Most legislation requires a simple majority — 21 votes in the House and 11 in the Senate — to advance to the governor. The capital budget requires more votes because it includes a procedure known as the “reverse sweep."
That procedure is required to prevent a state constitutional amendment from automatically draining dozens of state savings accounts into the Constitutional Budget Reserve.
This year, members of the 15-member Republican minority in the House refused to offer their votes for the reverse sweep unless the Legislature approved a $3,000 Permanent Fund dividend first.
It didn’t, and so the state has begun the process of automatically draining those savings accounts, which fund things like scholarships and the state’s Power Cost Equalization endowment, which subsidizes rural power programs.
Already, many college students have been warned that their scholarships will not be paid unless there is legislative action.
Complicating matters is the fact that the Office of Management and Budget has defined the list of drainable programs to include some, such as the power endowment, that were thought to be immune.
Ironically, said David Teal, director of the nonpartisan Legislative Finance Division, the same justification used to drain the Power Cost Equalization endowment could also be used to drain the earnings reserve of the Alaska Permanent Fund, the account that pays dividends.
“If this goes to court, even over PCE … it almost has to expand to the earnings reserve account as well,” Teal said.
“That’s why I say, you simply have no choice other than getting this reverse sweep done,” he said. “The chaos caused by not reversing the sweep is simply massive."
Speaking Wednesday, House Minority Leader Lance Pruitt, R-Anchorage, said his caucus might be willing to adjust its prior position.
“If we need to take it up first, that’s fine,” Pruitt said of the capital budget. “This is not about playing games with Alaska.”
Rep.

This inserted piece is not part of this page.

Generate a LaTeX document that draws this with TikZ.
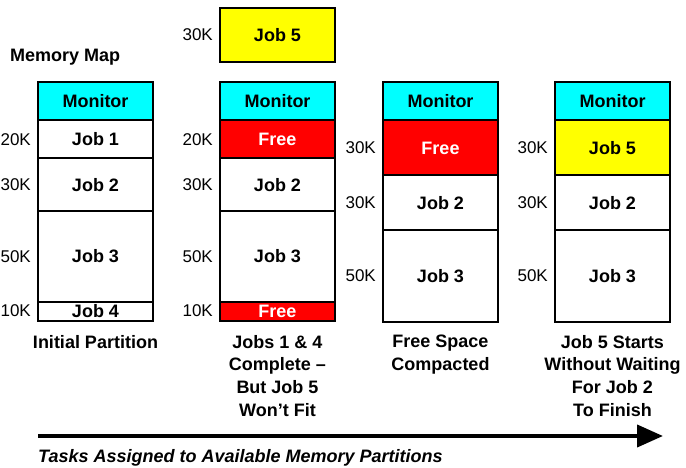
\documentclass[tikz,border=0pt]{standalone}
\usepackage{fontspec}
\setmainfont{Liberation Sans}[Ligatures=ResetAll]
\usetikzlibrary{arrows.meta,calc}
\definecolor{mon}{RGB}{0,255,255}
\definecolor{freered}{RGB}{255,0,0}
\definecolor{jobyellow}{RGB}{255,255,0}
\tikzset{
  blk/.style={draw=black, line width=2pt, minimum width=115pt, inner sep=0pt,
    font=\fontsize{18}{18}\selectfont\bfseries, text=black, fill=white},
  monitor/.style={blk, fill=mon},
  freeblk/.style={blk, fill=freered, text=white},
  job5/.style={blk, fill=jobyellow},
  size/.style={anchor=east, font=\fontsize{17}{18}\selectfont, inner sep=0pt},
  caption/.style={anchor=north, align=center, inner sep=0pt,
    font=\fontsize{18}{22.7}\selectfont\bfseries},
}
\begin{document}
\begin{tikzpicture}[x=1pt,y=-1pt]
\useasboundingbox (0,0) rectangle (686,468);

% title
\node[anchor=west, inner sep=0pt, font=\fontsize{18}{18}\selectfont\bfseries] (title) at (10,57) {Memory Map};

% column 1: initial partition
\node[monitor, minimum height=38pt] (m1) at (95.5,101.5) {Monitor};
\node[blk, minimum height=38pt] (a1) at (95.5,139.5) {Job 1};
\node[blk, minimum height=53pt] (a2) at (95.5,185) {Job 2};
\node[blk, minimum height=90pt] (a3) at (95.5,256.5) {Job 3};
\node[blk, minimum height=19pt] (a4) at (95.5,311) {Job 4};
\node[size] (sa1) at ($(a1.west)+(-6,0)$) {20K};
\node[size] (sa2) at ($(a2.west)+(-6,0)$) {30K};
\node[size] (sa3) at ($(a3.west)+(-6,0)$) {50K};
\node[size] (sa4) at ($(a4.west)+(-6,0)$) {10K};
\node[caption] (c1) at (95.5,335) {Initial Partition};

% column 2: jobs 1 and 4 complete
\node[job5, minimum height=54pt] (j5) at (277.5,35) {Job 5};
\node[size] (sj5) at ($(j5.west)+(-6,0)$) {30K};
\node[monitor, minimum height=38pt] (m2) at (277.5,101.5) {Monitor};
\node[freeblk, minimum height=38pt] (b1) at (277.5,139.5) {Free};
\node[blk, minimum height=53pt] (b2) at (277.5,185) {Job 2};
\node[blk, minimum height=90pt] (b3) at (277.5,256.5) {Job 3};
\node[freeblk, minimum height=19pt] (b4) at (277.5,311) {Free};
\node[size] (sb1) at ($(b1.west)+(-6,0)$) {20K};
\node[size] (sb2) at ($(b2.west)+(-6,0)$) {30K};
\node[size] (sb3) at ($(b3.west)+(-6,0)$) {50K};
\node[size] (sb4) at ($(b4.west)+(-6,0)$) {10K};
\node[caption] (c2) at (277.5,335) {Jobs 1 \& 4\\Complete –\\But Job 5\\Won't Fit};

% column 3: free space compacted
\node[monitor, minimum height=38pt] (m3) at (440.5,101.5) {Monitor};
\node[freeblk, minimum height=55pt] (d1) at (440.5,148) {Free};
\node[blk, minimum height=55pt] (d2) at (440.5,203) {Job 2};
\node[blk, minimum height=91pt] (d3) at (440.5,276) {Job 3};
\node[size] (sd1) at ($(d1.west)+(-6,0)$) {30K};
\node[size] (sd2) at ($(d2.west)+(-6,0)$) {30K};
\node[size] (sd3) at ($(d3.west)+(-6,0)$) {50K};
\node[caption] (c3) at (440.5,335) {Free Space\\Compacted};

% column 4: job 5 loaded
\node[monitor, minimum height=38pt] (m4) at (612.5,101.5) {Monitor};
\node[job5, minimum height=55pt] (e1) at (612.5,148) {Job 5};
\node[blk, minimum height=55pt] (e2) at (612.5,203) {Job 2};
\node[blk, minimum height=91pt] (e3) at (612.5,276) {Job 3};
\node[size] (se1) at ($(e1.west)+(-6,0)$) {30K};
\node[size] (se2) at ($(e2.west)+(-6,0)$) {30K};
\node[size] (se3) at ($(e3.west)+(-6,0)$) {50K};
\node[caption] (c4) at (612.5,335) {Job 5 Starts\\Without Waiting\\For Job 2\\To Finish};

% timeline arrow
\coordinate (tstart) at (38,436);
\coordinate (tend) at (663,436);
\draw[line width=4pt, -{Triangle[length=26pt,width=22pt]}] (tstart) -- (tend);
\node[anchor=west, inner sep=0pt, font=\fontsize{18}{18}\selectfont\bfseries\itshape] (tasks) at (38,458) {Tasks Assigned to Available Memory Partitions};
\end{tikzpicture}
\end{document}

Cathy Tilton, R-Wasilla and the leading minority member on the House Finance Committee, said Thursday that it would be appropriate to say her caucus will be further refining its position in light of the governor’s proposed fix. A meeting of the minority caucus will take place Friday morning.
According to a draft of the governor’s legislation obtained by the Daily News, the governor is proposing to fix the holes in the capital budget but not restore the money drained from the Power Cost Equalization endowment.
“It takes all of the money from the PCE. That’s causing a lot of alarm. There will be changes there, I can predict,” Giessel said.
Lawmakers have not reached agreement on what should be in the legislation, Giessel said.
LeBon said that with the capital budget, reverse sweep, budget vetoes and dividend all in play, there might be a temptation for lawmakers to seek leverage for their favored topic in exchange for a vote on the capital budget.
“Everybody has a favorite piece of the puzzle, if you will," he said.
If that happens, progress could be slow, and the trouble could mount. If the capital budget is not fixed by the end of the month, more than $900 million in federal matching funds for road and airport construction could go to other states.
“The capital budget is on a clock. Get that fixed. We don’t want to lose the matching dollars,” LeBon said.